Information architecture
The practice of organizing information in a way that makes it easy to find and understand. Information architects often create site maps, taxonomies, and navigation systems.
Overview
Information architecture (IA) is the practice of structuring, organizing, and labeling content and features in digital products so that users can find what they need intuitively. An information architect designs the underlying systems and frameworks that govern how information is organized—including navigation hierarchies, taxonomies, labeling conventions, and search structures. Information architecture sits at the intersection of product strategy, UX design, and content strategy; it's invisible when done well (users find what they want without thinking), but painfully obvious when done poorly (users get lost or frustrated). Good information architecture anticipates user mental models and organizes content around how people think about the domain, not how the organization is structured internally.
Why is Information Architecture Critical?
Information architecture directly impacts user satisfaction, task completion rates, and conversion metrics. Users who can't find what they need abandon products, regardless of how beautiful the interface is. From a product perspective, clear IA reduces support costs, decreases cognitive load on users, and often increases time on site and feature discovery. Search engine optimization also depends on information architecture—crawlable hierarchies and semantic HTML structures help search engines understand and index your content. Teams with intentional information architecture make faster design and development decisions because the underlying structure is agreed upon; without it, designers and engineers waste effort arguing about where features should live. Strong IA also scales—as products grow and add features, a good framework allows thoughtful integration rather than confusing feature sprawl.
When Should You Invest in Information Architecture?
Information architecture deserves attention in several key situations:
Before major design work begins: Before designing any user interface, understand and agree on information architecture. IA informs navigation patterns, content groupings, and feature hierarchy that then shape all downstream design decisions.
When products become complex: As products grow beyond 20-30 key features or content categories, intentional IA becomes essential to prevent users from getting lost.

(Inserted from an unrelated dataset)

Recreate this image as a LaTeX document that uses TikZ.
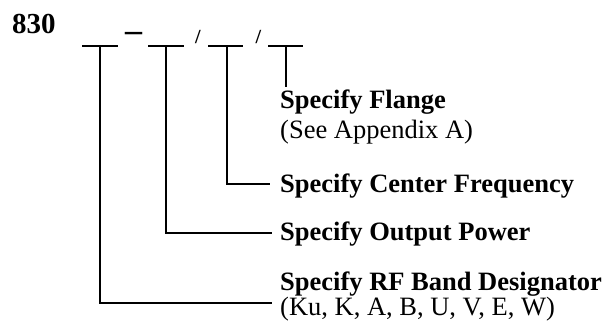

Most products reach this inflection point within 6-12 months.
During product reorganization or pivot: When adding major feature areas, entering new markets, or substantially changing your business model, revisit your IA to ensure new elements fit coherently.
When analytics reveal navigation friction: If data shows users struggling to find features, high bounce rates on key pages, or confusing search queries, poor IA is often the root cause worth addressing.
What Are the Challenges of Information Architecture?
Information architecture work is often unsexy and poorly understood, making it hard to get stakeholder buy-in or budget. People have different mental models and assumptions about how information should be organized; reaching consensus requires genuine research and often reveals conflicts between different stakeholder priorities. IA that works for new users may not serve power users who think in different categories. Changing IA after launch is disruptive—you risk breaking existing user mental models and bookmarks, so it's critical to get it right early. Additionally, IA must balance multiple competing needs: the business may want to surface certain content or features for revenue reasons while users want task-based organization focused on their goals.
How to Design Effective Information Architecture
Start with user research—conduct card sorting exercises, tree testing, and user interviews to understand how your target users think about your domain. Map user mental models and jobs-to-be-done to see natural groupings. Create a clear taxonomy with unambiguous labels that users recognize immediately. Test your IA before building—use wireframes or low-fidelity mockups to validate navigation logic with real users. Keep hierarchy shallow (no more than 3-4 levels deep) to prevent users from getting lost. Create a single, clear main navigation system and avoid duplicate or overlapping categories. Document your IA in a sitemap that the entire team understands, and revisit it regularly as user needs and product offerings evolve.